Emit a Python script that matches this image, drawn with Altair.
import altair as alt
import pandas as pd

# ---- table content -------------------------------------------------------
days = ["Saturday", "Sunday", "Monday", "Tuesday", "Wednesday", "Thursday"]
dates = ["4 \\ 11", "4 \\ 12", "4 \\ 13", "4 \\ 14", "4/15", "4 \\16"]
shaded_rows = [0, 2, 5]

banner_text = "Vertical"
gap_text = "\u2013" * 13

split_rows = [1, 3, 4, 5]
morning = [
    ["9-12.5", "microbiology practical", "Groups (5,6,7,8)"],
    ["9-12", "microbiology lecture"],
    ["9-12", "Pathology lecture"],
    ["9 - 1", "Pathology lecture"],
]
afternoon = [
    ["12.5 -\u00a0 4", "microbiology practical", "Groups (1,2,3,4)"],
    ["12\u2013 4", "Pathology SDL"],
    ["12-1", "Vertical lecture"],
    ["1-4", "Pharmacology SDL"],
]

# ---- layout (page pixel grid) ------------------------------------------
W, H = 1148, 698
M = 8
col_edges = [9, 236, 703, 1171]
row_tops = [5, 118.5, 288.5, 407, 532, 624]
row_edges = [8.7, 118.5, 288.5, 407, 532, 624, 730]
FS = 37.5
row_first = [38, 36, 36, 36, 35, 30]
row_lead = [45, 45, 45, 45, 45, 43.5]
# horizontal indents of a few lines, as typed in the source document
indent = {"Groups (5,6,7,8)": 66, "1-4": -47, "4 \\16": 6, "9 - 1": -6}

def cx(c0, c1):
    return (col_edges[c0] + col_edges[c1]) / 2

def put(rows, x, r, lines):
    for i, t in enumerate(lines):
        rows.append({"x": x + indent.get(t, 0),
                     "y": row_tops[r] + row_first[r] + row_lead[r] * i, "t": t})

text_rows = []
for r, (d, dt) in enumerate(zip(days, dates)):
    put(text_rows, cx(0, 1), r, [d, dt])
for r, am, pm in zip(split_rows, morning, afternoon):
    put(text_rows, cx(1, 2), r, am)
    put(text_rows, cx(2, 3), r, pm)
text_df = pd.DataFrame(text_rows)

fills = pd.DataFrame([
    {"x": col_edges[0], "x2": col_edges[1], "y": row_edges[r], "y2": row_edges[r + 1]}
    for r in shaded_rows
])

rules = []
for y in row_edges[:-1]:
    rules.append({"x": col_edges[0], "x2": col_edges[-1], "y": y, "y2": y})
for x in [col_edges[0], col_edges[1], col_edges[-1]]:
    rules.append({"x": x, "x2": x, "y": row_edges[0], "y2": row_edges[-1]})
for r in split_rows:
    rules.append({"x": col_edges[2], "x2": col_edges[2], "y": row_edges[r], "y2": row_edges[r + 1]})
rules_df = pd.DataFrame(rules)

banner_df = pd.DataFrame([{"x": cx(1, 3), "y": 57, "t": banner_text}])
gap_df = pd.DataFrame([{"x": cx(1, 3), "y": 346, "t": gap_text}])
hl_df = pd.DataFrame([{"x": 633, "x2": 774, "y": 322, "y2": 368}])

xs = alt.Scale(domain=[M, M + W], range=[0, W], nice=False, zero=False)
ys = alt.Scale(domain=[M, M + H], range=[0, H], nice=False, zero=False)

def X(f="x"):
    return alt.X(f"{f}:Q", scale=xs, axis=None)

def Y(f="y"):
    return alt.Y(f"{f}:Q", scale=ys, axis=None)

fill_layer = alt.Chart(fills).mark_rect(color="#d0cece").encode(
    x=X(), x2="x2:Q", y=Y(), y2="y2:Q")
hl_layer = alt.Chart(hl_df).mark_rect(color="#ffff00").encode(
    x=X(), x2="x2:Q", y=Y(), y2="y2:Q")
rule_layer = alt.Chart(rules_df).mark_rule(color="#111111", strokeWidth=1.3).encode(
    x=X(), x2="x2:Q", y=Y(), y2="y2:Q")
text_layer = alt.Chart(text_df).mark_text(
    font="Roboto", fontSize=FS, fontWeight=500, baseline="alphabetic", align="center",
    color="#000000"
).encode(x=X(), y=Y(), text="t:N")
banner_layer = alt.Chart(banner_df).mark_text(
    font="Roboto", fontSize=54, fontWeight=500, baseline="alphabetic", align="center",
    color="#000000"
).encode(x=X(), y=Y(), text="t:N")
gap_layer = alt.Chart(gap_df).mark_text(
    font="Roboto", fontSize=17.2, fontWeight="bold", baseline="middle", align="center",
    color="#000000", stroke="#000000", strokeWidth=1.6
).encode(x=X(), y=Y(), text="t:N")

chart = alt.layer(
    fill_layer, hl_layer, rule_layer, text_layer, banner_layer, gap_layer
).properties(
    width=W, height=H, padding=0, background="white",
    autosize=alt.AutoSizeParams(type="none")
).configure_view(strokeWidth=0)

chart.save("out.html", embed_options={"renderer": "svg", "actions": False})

...

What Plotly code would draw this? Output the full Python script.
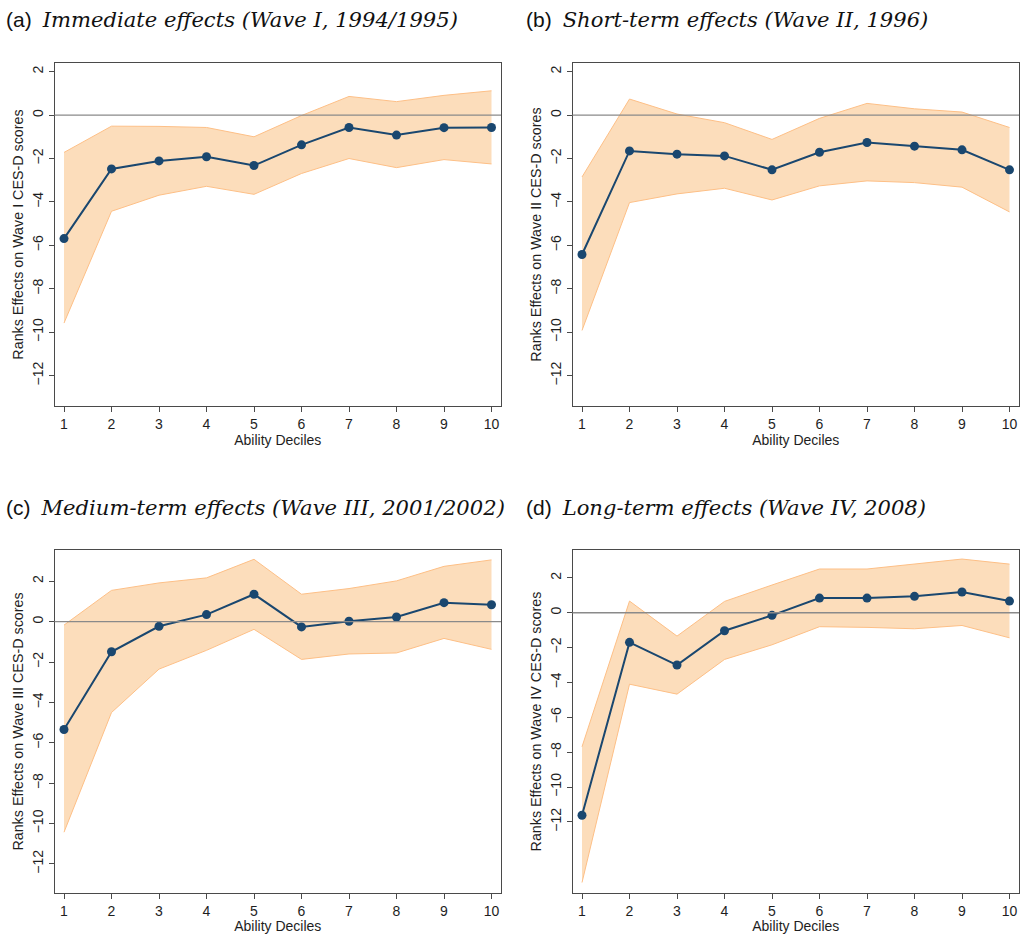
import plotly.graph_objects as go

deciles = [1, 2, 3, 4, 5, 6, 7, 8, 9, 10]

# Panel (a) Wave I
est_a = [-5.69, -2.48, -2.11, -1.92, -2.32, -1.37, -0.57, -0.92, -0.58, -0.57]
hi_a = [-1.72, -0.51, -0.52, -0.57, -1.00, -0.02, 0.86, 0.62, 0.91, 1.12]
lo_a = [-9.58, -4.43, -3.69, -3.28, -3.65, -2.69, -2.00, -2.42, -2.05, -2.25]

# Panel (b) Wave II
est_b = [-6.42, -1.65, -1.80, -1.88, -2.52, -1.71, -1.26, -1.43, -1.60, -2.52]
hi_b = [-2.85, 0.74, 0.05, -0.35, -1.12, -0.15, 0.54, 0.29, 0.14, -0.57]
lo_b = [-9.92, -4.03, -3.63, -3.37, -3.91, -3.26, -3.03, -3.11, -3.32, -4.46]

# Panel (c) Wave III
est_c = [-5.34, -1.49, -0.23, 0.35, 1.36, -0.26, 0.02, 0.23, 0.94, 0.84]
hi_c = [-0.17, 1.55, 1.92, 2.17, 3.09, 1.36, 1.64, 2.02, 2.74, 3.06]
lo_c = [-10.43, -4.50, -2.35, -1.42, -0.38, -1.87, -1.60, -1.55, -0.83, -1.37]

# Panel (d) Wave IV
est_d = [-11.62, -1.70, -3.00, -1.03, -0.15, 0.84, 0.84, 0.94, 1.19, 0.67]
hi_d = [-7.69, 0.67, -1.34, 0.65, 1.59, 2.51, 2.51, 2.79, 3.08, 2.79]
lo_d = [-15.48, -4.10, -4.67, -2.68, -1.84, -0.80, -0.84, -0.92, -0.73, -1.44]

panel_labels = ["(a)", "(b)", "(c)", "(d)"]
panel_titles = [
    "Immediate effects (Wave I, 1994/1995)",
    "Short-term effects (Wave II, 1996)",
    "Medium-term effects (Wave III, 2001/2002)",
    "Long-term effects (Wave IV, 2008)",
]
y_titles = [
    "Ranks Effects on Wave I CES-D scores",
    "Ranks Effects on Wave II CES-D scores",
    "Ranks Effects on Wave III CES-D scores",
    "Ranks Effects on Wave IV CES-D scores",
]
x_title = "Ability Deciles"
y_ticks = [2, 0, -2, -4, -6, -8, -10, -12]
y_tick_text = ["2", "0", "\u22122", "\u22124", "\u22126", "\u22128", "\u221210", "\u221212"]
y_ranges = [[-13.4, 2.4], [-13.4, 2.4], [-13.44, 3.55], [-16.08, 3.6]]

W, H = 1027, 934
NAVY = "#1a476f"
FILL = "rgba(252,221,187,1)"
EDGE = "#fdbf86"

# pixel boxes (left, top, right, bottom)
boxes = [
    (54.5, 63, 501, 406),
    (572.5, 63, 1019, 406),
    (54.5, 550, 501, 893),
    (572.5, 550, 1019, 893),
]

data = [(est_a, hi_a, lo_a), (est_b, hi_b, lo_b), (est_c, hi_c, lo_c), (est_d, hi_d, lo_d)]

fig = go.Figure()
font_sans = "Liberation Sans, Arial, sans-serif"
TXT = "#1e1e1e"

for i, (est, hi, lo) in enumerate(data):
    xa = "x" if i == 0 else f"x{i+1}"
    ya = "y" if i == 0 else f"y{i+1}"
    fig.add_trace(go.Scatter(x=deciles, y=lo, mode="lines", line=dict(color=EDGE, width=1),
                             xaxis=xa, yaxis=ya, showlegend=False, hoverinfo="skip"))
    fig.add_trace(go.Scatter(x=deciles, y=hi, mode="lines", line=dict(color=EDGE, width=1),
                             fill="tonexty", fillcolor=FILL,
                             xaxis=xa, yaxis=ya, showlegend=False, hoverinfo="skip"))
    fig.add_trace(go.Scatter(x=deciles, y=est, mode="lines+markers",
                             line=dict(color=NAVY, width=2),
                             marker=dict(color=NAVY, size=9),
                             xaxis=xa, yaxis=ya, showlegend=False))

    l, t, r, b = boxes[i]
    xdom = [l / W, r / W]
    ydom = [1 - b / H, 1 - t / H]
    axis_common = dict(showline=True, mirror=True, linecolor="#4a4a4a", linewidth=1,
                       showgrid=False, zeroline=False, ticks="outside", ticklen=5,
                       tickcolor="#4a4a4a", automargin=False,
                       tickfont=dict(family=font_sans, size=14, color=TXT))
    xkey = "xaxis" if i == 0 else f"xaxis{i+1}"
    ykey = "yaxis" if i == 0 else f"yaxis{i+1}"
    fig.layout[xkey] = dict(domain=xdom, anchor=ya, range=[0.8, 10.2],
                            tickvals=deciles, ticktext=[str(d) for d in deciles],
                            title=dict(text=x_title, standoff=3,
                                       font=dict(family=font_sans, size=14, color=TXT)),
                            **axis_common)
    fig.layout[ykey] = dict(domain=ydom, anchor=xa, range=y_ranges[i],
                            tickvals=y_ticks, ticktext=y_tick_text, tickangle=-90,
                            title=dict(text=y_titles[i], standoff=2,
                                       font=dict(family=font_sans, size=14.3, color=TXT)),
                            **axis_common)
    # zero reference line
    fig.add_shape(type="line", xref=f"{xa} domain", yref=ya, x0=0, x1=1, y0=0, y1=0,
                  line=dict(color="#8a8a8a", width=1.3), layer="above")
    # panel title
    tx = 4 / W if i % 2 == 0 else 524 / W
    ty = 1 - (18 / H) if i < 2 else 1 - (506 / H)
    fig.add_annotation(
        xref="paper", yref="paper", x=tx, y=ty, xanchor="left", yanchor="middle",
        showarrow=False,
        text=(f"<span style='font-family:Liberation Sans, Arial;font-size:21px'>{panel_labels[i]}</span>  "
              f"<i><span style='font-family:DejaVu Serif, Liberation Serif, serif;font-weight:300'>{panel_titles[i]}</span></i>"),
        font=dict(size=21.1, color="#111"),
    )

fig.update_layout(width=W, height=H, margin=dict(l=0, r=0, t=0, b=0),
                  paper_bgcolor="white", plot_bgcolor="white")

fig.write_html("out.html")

__Problem description__: Pictures are excluded. Repeat exactly the lines from the one containing "What Plotly code" to the one containing "deciles = [1, 2, 3, 4, 5, 6, 7, 8, 9, 10]", inclusive.

__Written solution__:
What Plotly code would draw this? Output the full Python script.
import plotly.graph_objects as go

deciles = [1, 2, 3, 4, 5, 6, 7, 8, 9, 10]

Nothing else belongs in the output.